The story excited me. Those reindeer actually flying through the air, pawing the rooftop once they landed on each house. I remember I wondered if Santa would get back in his sleigh and fly from house-to-house even if the next stop on his Christmas Eve tour was only to the folks next door --- across the driveway. Still, the thought of this man, whom I had visited at the downtown department store, pleading with him to bring me whatever toys I saw in the window or advertised on television, filled me with an unbelievable awe.
When Mother finished the story of "The Night Before Christmas," with Santa wishing everyone a Merry Christmas, "and to all a good night," I laid back on my sickbed pillow and thought about how Santa would visit my home.
That was when the problem hit me. It hit me like someone had dropped a lump of coal into my Christmas stocking, which was taped to the banister of our stairway near the Christmas tree.

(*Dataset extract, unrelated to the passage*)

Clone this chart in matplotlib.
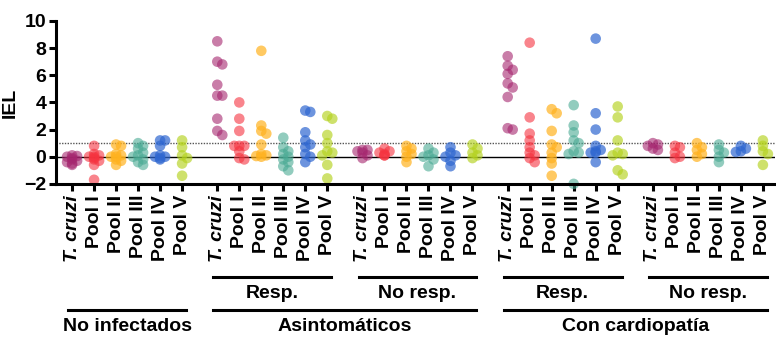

We don't have a chimney for Santa to come down, I thought. Mother had left the room and I rattled that one thought through my brain. In "The Night Before Christmas," the story was specific. Santa Claus came down the chimney and entered the house through the fireplace. Of course, we had a chimney, but it was connected to our gas furnace in the basement.

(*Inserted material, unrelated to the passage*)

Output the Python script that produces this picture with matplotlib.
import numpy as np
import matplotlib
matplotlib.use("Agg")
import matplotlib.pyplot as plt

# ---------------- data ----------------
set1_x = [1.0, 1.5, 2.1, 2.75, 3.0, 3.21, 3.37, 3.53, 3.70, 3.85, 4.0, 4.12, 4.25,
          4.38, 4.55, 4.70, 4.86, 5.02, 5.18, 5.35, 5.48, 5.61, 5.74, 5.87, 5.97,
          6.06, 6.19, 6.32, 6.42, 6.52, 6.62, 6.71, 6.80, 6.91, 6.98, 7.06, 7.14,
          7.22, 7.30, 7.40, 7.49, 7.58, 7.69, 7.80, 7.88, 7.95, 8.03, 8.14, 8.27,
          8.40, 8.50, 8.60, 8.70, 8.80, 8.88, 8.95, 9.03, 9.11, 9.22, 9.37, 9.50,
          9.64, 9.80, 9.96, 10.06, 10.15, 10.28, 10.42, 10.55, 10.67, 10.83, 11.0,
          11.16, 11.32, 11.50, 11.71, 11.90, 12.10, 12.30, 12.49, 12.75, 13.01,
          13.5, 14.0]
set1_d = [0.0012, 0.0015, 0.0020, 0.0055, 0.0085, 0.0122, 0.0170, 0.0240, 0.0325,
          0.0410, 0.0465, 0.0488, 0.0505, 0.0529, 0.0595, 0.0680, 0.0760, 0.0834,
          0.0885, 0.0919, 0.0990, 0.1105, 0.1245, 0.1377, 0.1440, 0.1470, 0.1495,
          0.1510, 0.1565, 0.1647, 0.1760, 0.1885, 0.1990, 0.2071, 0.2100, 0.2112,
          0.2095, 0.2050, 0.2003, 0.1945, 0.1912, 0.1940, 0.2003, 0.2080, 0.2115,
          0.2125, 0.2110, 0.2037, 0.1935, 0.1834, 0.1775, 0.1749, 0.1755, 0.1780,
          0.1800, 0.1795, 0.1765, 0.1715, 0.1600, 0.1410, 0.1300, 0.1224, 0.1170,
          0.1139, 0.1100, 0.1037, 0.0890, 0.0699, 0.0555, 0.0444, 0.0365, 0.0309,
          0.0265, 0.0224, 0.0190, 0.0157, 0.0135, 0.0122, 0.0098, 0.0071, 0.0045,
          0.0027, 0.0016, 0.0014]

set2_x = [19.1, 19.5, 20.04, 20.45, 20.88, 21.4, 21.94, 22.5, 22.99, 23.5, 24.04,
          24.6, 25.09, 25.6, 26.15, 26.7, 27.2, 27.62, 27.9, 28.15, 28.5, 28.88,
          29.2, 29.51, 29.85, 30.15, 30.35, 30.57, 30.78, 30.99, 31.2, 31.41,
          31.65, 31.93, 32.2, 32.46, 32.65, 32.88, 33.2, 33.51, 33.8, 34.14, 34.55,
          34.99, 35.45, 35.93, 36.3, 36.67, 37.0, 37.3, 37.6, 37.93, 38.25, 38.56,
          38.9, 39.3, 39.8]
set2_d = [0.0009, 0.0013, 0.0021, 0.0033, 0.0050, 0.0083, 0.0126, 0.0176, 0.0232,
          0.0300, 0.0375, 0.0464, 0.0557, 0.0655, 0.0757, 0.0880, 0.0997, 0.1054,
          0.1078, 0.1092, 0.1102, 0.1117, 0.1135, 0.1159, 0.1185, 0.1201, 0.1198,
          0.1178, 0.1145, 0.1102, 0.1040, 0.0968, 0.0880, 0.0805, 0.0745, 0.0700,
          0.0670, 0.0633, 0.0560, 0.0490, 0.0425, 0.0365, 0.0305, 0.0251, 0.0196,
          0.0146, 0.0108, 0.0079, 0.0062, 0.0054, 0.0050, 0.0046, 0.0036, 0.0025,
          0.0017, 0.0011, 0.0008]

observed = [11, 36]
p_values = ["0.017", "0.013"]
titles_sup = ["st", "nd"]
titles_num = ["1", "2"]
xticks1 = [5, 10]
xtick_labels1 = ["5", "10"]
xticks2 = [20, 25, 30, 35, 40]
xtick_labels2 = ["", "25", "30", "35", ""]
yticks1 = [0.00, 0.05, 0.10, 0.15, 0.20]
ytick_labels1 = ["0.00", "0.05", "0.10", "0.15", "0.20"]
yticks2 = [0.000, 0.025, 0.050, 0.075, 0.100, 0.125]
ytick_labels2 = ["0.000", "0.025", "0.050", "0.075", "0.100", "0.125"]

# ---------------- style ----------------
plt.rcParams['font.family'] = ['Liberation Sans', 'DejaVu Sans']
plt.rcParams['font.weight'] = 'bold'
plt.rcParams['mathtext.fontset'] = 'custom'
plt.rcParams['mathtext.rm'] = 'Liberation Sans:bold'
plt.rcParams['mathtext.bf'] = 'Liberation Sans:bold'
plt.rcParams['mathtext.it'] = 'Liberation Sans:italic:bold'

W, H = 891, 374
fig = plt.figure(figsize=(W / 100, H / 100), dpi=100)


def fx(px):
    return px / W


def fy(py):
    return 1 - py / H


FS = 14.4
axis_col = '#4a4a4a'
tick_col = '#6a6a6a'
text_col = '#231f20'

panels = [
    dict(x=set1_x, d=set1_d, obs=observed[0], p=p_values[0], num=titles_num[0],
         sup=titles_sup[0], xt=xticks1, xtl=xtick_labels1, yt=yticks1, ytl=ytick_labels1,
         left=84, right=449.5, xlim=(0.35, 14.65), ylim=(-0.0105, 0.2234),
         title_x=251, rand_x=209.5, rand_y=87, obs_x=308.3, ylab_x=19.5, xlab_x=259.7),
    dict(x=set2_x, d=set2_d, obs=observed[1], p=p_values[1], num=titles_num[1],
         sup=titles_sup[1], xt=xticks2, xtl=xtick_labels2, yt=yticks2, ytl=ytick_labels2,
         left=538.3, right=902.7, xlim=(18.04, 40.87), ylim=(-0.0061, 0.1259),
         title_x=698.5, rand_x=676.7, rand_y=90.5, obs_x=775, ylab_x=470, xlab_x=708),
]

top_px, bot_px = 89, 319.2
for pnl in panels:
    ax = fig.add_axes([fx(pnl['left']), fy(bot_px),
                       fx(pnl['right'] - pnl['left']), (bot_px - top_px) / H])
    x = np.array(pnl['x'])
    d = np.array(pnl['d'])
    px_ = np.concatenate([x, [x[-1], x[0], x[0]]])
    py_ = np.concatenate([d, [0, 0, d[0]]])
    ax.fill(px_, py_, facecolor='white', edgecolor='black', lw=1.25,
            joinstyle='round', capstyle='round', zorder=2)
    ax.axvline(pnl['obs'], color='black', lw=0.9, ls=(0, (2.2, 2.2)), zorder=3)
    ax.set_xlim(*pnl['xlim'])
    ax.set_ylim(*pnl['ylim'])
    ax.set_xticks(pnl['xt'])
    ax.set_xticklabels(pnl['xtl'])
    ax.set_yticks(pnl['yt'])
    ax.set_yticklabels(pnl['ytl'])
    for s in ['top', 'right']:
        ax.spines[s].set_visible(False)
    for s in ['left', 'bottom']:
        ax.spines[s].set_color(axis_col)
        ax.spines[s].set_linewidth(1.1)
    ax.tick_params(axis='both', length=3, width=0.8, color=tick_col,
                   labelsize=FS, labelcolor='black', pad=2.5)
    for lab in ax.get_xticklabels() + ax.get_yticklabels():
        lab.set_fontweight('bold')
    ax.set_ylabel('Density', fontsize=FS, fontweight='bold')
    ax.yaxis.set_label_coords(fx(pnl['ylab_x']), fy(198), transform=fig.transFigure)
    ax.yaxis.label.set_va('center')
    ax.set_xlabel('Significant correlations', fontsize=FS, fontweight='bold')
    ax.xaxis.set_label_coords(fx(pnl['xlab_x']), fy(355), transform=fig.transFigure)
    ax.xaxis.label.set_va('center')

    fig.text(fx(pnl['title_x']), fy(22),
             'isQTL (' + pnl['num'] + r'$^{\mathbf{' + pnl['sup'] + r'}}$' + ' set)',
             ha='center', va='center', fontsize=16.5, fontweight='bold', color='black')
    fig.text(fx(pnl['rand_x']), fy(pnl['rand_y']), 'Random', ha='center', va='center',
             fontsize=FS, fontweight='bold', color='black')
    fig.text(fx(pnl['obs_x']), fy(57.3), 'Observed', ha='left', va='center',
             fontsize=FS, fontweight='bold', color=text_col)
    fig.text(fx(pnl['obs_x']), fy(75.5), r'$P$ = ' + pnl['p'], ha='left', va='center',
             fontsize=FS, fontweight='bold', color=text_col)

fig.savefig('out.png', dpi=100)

How could Santa get to me and leave me gifts if he couldn't get in? He certainly wasn't going to waste time in coming down our chimney. It was too small anyway for his big belly and who would want to come into the furnace. It was too small for even the smallest person to fit in it; dangerous, too. My parents had long cautioned me about not playing near the furnace when I romped in the basement.
When Mother returned a while later to check on me, I hit her with the problem.

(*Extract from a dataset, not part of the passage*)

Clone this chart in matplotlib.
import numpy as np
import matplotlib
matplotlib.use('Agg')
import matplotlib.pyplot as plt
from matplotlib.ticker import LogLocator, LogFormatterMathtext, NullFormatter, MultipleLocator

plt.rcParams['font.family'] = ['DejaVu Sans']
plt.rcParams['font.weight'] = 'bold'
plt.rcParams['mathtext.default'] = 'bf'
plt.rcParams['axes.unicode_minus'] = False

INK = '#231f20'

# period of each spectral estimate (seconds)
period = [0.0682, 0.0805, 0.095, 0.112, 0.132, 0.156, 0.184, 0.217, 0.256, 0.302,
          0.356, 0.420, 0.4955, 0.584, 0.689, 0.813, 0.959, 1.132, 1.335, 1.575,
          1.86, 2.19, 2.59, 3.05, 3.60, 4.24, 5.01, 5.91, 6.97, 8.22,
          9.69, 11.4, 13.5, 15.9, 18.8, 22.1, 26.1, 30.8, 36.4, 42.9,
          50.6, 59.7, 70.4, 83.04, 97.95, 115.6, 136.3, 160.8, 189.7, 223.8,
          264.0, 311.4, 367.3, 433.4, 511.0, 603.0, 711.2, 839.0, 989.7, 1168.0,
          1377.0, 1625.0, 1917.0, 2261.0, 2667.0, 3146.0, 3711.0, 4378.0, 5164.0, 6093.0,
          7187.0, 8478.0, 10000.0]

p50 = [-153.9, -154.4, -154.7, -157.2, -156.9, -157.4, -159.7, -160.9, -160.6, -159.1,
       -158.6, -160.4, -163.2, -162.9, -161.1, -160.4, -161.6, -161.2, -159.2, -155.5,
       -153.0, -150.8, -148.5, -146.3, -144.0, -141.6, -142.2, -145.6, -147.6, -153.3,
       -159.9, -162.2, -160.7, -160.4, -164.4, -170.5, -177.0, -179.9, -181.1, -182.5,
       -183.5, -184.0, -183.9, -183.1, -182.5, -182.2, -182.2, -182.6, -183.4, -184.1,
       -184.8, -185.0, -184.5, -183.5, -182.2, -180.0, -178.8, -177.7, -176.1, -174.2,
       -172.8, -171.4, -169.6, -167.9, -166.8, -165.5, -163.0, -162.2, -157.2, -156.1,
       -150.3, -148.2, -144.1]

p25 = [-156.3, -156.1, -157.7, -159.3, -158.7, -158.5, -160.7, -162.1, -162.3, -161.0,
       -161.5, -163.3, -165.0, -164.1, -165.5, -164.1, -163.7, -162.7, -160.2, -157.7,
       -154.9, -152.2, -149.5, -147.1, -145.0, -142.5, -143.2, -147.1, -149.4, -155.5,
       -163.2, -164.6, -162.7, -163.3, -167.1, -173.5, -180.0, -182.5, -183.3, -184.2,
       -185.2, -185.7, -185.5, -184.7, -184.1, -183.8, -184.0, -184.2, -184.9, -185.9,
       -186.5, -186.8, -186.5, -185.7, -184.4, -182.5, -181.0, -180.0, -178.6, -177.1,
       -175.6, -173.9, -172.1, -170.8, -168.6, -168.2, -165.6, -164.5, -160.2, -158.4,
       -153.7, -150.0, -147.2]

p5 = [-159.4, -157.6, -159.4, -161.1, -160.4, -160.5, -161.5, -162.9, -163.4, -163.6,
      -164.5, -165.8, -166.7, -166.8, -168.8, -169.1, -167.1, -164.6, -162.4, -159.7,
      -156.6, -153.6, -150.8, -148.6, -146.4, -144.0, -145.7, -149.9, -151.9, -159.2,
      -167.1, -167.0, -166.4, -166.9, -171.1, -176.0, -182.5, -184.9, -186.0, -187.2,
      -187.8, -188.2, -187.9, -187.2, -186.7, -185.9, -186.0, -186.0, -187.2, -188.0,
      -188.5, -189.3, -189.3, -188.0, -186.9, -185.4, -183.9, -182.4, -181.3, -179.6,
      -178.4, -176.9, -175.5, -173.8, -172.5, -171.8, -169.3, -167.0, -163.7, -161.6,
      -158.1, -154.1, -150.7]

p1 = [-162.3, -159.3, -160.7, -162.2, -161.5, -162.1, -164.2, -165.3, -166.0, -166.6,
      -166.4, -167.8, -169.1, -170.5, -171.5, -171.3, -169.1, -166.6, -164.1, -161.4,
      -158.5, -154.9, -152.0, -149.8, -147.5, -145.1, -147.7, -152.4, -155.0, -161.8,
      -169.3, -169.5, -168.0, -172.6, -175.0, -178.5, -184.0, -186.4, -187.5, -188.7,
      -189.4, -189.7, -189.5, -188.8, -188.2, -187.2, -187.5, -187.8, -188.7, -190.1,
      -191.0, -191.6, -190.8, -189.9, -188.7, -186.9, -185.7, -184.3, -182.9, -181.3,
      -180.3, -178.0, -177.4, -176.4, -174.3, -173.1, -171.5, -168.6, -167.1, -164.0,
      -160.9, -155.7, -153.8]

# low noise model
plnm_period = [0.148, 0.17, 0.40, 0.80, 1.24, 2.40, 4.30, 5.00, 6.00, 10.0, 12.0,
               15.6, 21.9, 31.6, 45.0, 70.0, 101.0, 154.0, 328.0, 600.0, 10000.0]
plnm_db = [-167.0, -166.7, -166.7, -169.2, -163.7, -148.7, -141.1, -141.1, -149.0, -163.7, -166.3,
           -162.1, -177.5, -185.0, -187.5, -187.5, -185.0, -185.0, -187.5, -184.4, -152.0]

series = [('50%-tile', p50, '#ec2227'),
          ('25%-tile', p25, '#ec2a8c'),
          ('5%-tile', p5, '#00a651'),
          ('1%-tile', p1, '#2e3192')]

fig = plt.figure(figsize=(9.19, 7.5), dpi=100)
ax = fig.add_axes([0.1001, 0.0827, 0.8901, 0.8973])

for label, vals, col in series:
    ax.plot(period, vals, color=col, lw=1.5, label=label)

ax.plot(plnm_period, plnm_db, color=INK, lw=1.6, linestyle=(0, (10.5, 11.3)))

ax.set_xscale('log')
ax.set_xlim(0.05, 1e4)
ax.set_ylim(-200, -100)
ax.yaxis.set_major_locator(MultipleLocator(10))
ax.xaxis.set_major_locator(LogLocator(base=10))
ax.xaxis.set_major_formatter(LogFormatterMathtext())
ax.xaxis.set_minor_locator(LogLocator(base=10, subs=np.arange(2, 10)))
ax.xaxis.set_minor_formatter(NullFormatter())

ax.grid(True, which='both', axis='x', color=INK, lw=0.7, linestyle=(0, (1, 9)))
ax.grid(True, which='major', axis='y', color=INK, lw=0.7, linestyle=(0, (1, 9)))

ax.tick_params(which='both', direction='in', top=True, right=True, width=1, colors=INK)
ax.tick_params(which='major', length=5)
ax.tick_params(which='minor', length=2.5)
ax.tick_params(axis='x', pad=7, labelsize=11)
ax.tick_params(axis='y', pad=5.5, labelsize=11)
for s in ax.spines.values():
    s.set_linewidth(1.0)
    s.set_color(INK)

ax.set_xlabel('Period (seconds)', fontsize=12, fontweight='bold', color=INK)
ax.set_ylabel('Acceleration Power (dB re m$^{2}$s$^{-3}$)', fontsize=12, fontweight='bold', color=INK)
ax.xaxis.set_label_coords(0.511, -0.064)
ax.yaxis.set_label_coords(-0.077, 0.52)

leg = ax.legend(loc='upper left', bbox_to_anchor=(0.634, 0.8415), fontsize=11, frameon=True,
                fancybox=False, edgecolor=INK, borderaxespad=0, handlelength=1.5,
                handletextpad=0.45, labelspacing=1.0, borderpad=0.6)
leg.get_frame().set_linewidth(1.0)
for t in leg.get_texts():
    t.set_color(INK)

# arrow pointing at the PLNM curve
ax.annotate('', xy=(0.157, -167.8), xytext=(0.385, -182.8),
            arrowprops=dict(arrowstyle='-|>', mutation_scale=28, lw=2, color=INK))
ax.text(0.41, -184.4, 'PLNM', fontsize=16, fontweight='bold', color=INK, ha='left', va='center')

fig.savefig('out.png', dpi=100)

"We don't have a chimney, so how does Santa get into our house?" I asked. Unnerved with this question posed to her out of the blue, she said calmly, "Through the door."
"What?" I asked, in amazement.
"Through the door," repeated Mother. "He rings the doorbell or knocks on the door," she said, never missing a beat. It was then she told me how Santa had long entered houses like ours that had no fireplaces.
I was relieved. I was almost out of breath, trying to come up with a route for Santa to visit me. "The Night Before Christmas" gave no mention of Santa's arrival through doors. And the story had to be the official encyclopedia of how Santa Claus went about his business. I had no other story of his Christmas Eve visits.
"He parks his sleigh on our roof," said Mother, "and then jumps from that part of the roof just over our living room."
"What happens then?" I asked, my eyes wide with excitement.
"He either rings the doorbell or knocks on the door," she responded.
Mother told me she or Dad were usually awake for the official Santa Claus entrance. If not, his knock would awaken them. I asked what Santa said during all his previous visits.
"Ho, ho, ho," said Mother, rubbing her stomach as Santa rubbed his belly. "Is Leon awake?" she said he always asked her. She always said I was asleep, to which Santa would say, "That's good. Now, I'll leave the toys."
Her story was so satisfying of how Santa entered out house. I was comforted by the fact that Santa had different ways of getting into homes, no matter the situation.
It has been many years since my mother told me that story. Yet it sticks with me as surely as does the official story of "The Night Before Christmas." Whenever I hear the story or see Santa Claus in a department store on in a parade, my mind races back to that afternoon a few days before Christmas when my mother told me about her yearly personal greetings from Santa Claus in our own living room.
The story warmed me when Mother told it.
On this first Christmas I will celebrate without Mother's presence, I think of it with tears in my eyes. I celebrate her and I celebrate this season and what it really means. I also celebrate
that jolly old man dressed in red and white who drives a sleigh pulled by eight reindeer. Santa lives in me just as surely as my mother lives in me.
Merry Christmas, everybody. And to all a good night.